New funding for Idaho’s roads and bridges keeps coming, piece after piece.
During Monday’s House floor session, members endorsed two bills that could provide as much as $46 million in new road money, a need lawmakers wanted to address during their work this year.
The votes to raise up to $46 million came just hours after lawmakers supported a complex tax plan that included a 7-cent gas tax hike, along with an income tax cut and elimination of the state’s grocery tax.
Rep. Jason Monks, R-Meridian, sponsored the first piece of the two-bill package, a proposal to shift Idaho State Police spending from gas taxes to the state’s general fund.
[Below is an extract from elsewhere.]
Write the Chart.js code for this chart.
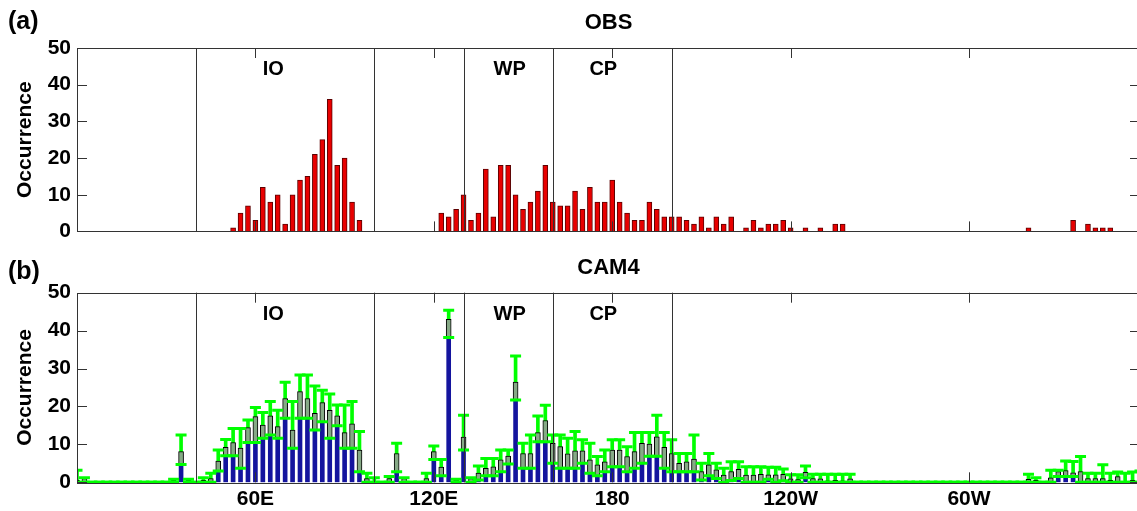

The bill also included a trigger to put more general fund cash toward roads should revenues achieve higher than 4 percent growth in a given year.
The ISP funding shift creates $16 million for roads, while the trigger could add up to another $10 million annually in future years.
Rep. Patrick McDonald, R-Boise, opposed the measure, saying it puts ISP’s funding on unstable ground.
Rep. Maxine Bell, R-Jerome, the House’s top appropriator, told colleagues the dedicated funding stream for ISP is a better place for the expense.
“I would hope you’d rethink this,” Bell said. “Let’s find another way to take care of our roads.”
Monks said it’s time the state force road dollars to compete with other expenses because that’s how Idaho families run their budgets.
“When my constituents go to their budgets, their dollars compete,” Monks said. “They have to. Every dollar we spend should have to compete.”
His bill cleared on a 39 to 31 vote.
Palmer’s bill generates $20 million for roads, derived from a $15 registration fee hike for cars and trucks, plus a $6 increase for motorcycle registration. The bill also adds a $150 fee to electric car registrations, plus $100 for hybrids.
Rep. Mat Erpelding, D-Boise, criticized lawmakers for not doing enough to address Idaho’s road maintenance funding shortage, which officials estimate at $262 million.
“We are not doing our job here,” the Boise Democrat said.
Palmer’s bill cleared on a 43 to 26 vote.
Both bills, along with the tax plan, now head to the Senate for hearings. The Legislature could adjourn for the year as soon as lawmakers finish their work on these three bills and the education budget.